The Pow of Inchaffray (also known as the Pow Water) is a drainage ditch in Strathearn, Scotland. It is approximately 9 mi long and drains 3.2 sqmi of fertile agricultural land. The Pow dates back to the Middle Ages and was dug on the orders of the canons of the nearby Inchaffray Abbey; it was expanded under permissions granted by Robert the Bruce. A drainage commission became responsible for the Pow in 1696 under an act of the Parliament of Scotland. This body, the only local drainage commission in Scotland, continues to maintain the Pow and collect revenue from local landowners. A modernised act to govern the commission was passed in 2019.

== Description ==
The Pow starts at Methven Moss and runs in a south-westerly direction for 9 mi until it meets the River Earn near to Innerpeffray, about 2.5 mi to the south-east of Crieff. The Pow's drainage basin is 2,047 acres which includes 79 residential properties, 21 agricultural properties and 2 commercial properties. It has ten major tributaries which total approximately 4.7 mi of watercourse. The Pow's purpose is disputed with some claiming it to be for the drainage of groundwater and others that it is a flood prevention measure.

== History ==
Pow is a Scots language term that dates to the Early Middle Ages and means an artificial ditch. The Pow was first dug on the orders of the canons of the Augustinian Inchaffray Abbey. The abbey, one of the largest in Scotland at the time, was located on an island in marshland and the Pow was intended to help drain the surroundings. Abbot Maurice of Inchaffray was chaplain to Robert the Bruce and prior to the 1314 Battle of Bannockburn claimed to have witnessed a miracle whereby the arm bone of Saint Fillan appeared in a previously empty reliquary. Robert the Bruce credited the miracle with providing his subsequent victory on the battlefield. In thanks to Maurice he granted the abbey permission to extend the Pow. The abbey went into decline after the Scottish Reformation and was gradually abandoned. Despite this the Pow remained in use.

== Management ==

In 1696 the Pow was brought under the formal management of a drainage commission (similar to the internal drainage boards of England and Wales) by the "Act in favour of Sir Robert Murray of Abercairney and other heritors upon the Pow of Inchaffray" passed by the Parliament of Scotland. The commission was empowered by the act to tax heritors, those landowners that benefited from the Pow, for the maintenance and improvement of the ditch. It noted that "the grass and corns of several heritors of the said lands are frequently lost and rendered useless". This act was repealed and replaced by the Pow of Inchaffray Drainage Act 1846 (9 & 10 Vict. c. ccxvi) of the Parliament of the United Kingdom which included measures for the construction of new flood defences.
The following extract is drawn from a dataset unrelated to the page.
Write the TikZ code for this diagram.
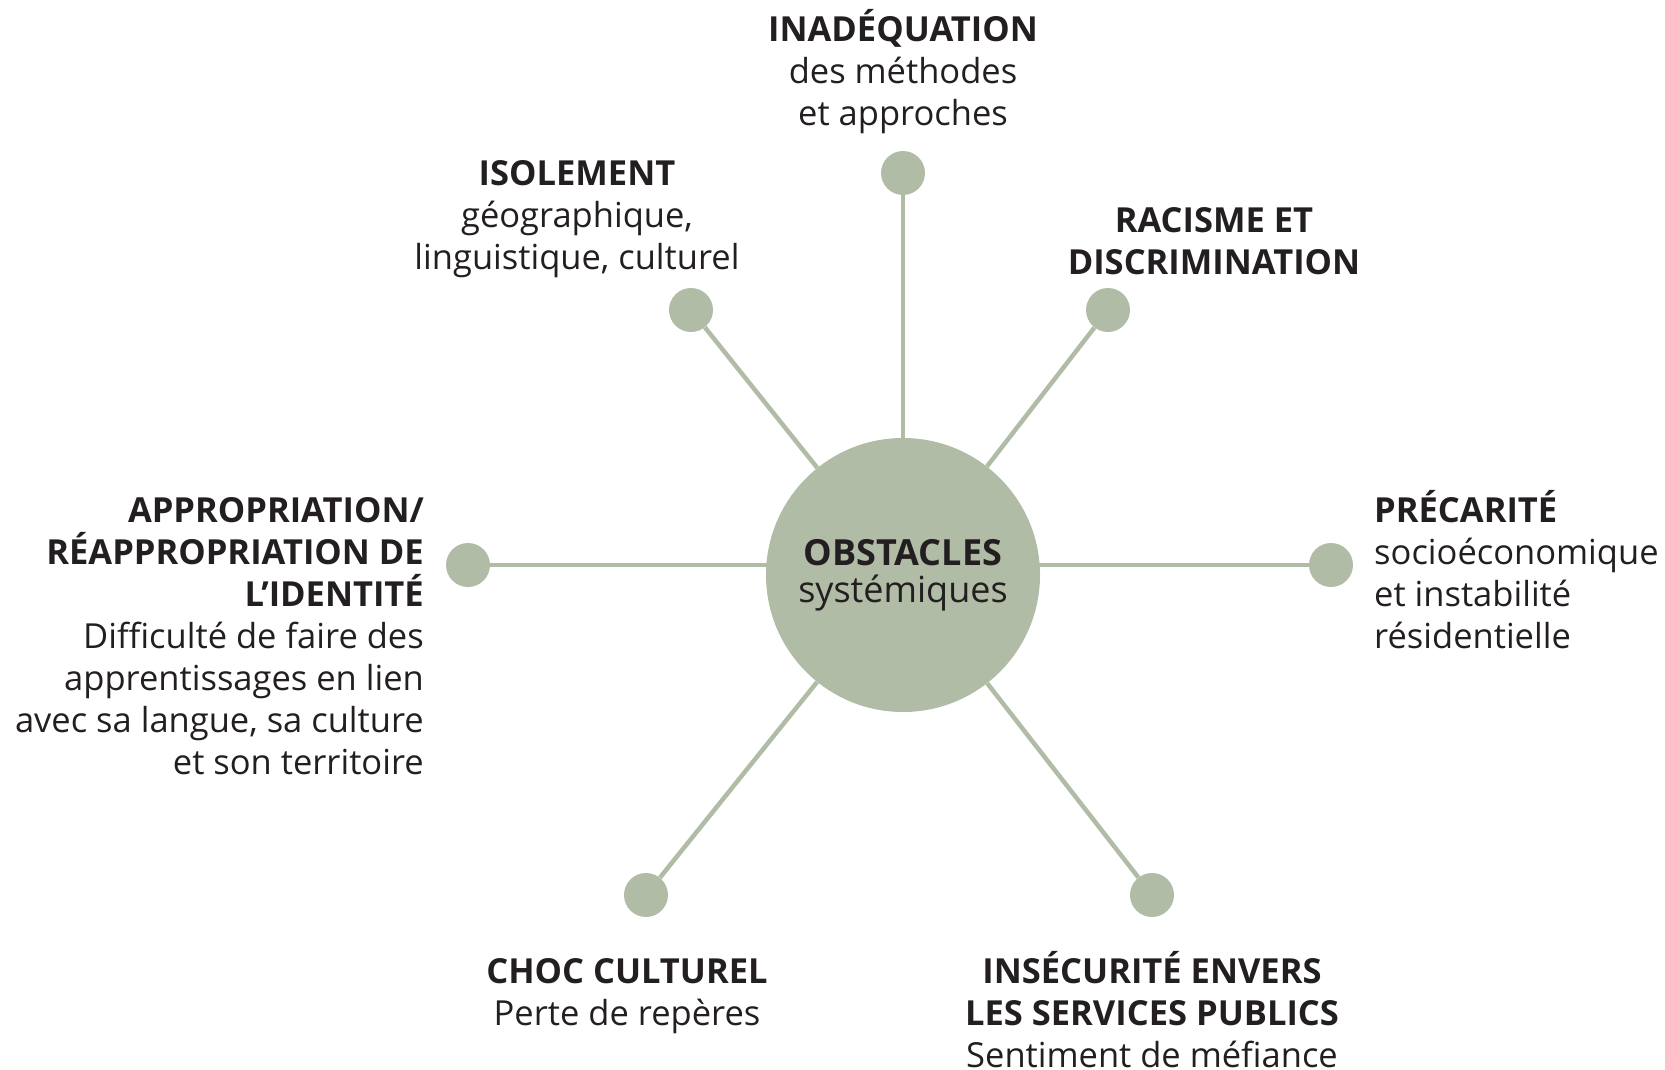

A private bill, aimed at establishing the commissioners as a body corporate to take into account changes in the size of the drainage basin and to the number of heritors, was submitted to the Scottish Parliament by the drainage commissioners in March 2017 to replace the 1846 act. It received royal assent as the Pow of Inchaffray Drainage Commission (Scotland) Act 2019 (asp 2) on 17 January 2019.

The Pow drainage commission is the only local drainage commission in Scotland. It is responsible for some of the country's most fertile agricultural land and has also worked to allow residential development to take place on part of the drainage basin. The Pow has a population of non-native beavers and the commissioners have been in discussion with Scottish Natural Heritage to carry out a trial of beaver-proof fencing and water-gates.